L’union du droit de succession aux dignités vacantes, au droit d’élection des chefs de famille, repose sur les mêmes bases que chez les anciens Francs. Dès qu’un khan ou un supérieur quelconque meurt, l’élection a lieu. Ordinairement c’est le puîné de la famille qui est choisi. Cependant c’est une règle qui n’est pas obligatoire. Le roi n’a que le droit d’approbation. Quelques tribus lui accordent celui de nomination, dont il n’est libre de se servir qu’en faveur des membres de la famille possédant telle ou telle dignité par droit d’hérédité. Ce système de succession politique expose les Afghans, comme c’était jadis chez les Germains, à des guerres intestines. Ils prennent, suivant l’usage adopté par ces derniers, leurs reges ex nobilitate et leurs duces ex virtute. Leur khan est, comme autrefois le roi des Germains, le chef de la tribu pendant la paix. Il résigne son pouvoir pendant la guerre entre les mains d’un commandant général ou dictateur. Après la guerre, les khans redeviennent ce qu’ils avaient été avant.
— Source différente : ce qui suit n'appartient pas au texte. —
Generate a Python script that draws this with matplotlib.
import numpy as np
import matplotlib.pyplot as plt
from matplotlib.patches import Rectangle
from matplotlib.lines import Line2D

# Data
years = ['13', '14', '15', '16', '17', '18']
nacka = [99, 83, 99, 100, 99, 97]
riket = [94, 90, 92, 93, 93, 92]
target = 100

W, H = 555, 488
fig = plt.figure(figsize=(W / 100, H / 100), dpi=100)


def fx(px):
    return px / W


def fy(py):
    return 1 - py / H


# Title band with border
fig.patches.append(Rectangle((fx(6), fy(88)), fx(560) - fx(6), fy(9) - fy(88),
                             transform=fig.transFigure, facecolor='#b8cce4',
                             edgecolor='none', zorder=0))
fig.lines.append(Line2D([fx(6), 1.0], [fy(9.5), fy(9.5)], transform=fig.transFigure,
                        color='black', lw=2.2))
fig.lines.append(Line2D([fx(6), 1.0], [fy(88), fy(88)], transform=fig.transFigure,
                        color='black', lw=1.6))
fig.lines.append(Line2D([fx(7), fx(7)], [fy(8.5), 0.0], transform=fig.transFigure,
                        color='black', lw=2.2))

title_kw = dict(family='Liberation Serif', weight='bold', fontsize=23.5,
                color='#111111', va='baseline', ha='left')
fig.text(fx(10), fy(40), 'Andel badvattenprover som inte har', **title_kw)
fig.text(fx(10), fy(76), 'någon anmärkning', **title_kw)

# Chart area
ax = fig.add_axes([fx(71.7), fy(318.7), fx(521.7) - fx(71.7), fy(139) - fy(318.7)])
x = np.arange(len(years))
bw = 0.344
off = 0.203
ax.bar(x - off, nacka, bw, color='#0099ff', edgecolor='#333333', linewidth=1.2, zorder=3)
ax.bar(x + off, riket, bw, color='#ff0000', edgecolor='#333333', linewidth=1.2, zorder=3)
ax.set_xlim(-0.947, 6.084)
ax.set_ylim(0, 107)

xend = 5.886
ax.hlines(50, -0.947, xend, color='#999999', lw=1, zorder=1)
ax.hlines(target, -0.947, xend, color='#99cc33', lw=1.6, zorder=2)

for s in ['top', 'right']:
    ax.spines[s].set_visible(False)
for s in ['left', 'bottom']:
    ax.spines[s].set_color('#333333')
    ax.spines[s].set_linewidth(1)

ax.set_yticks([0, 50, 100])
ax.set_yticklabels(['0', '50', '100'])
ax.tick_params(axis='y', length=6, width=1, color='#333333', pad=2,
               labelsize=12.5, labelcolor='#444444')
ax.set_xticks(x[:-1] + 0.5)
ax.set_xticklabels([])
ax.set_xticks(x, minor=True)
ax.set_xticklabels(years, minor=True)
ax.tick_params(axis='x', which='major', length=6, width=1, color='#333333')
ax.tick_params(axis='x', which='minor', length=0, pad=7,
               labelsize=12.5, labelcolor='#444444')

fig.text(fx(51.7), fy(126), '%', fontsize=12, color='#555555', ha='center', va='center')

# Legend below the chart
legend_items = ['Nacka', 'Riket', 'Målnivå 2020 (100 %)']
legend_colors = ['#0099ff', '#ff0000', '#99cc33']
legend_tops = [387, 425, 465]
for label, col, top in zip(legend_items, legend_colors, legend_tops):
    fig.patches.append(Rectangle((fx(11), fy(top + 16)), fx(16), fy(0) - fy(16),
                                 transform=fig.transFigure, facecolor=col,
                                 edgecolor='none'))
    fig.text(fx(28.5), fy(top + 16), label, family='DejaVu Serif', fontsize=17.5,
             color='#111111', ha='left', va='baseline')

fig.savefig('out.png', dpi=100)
L’administration intérieure de chaque tribu afghane se trouve encore tracée par Tacite : De minoribus rebus principes consultant, de majoribus omnes[1]. Les khans, les malliks et les moushirs ne peuvent donc rien décider dans les circonstances graves sans prendre l’avis préalable des chefs de familles et de la masse de leurs subordonnés. Les assemblées des chefs de famille, ou les djirgas, sont convoquées par un spihn zerah (barbe blanche), et ne contiennent que les chefs de famille. Les djirgas (assemblées) d’ou-

  1. Voyez Asiatic journal ; décembre 1839, p. 255.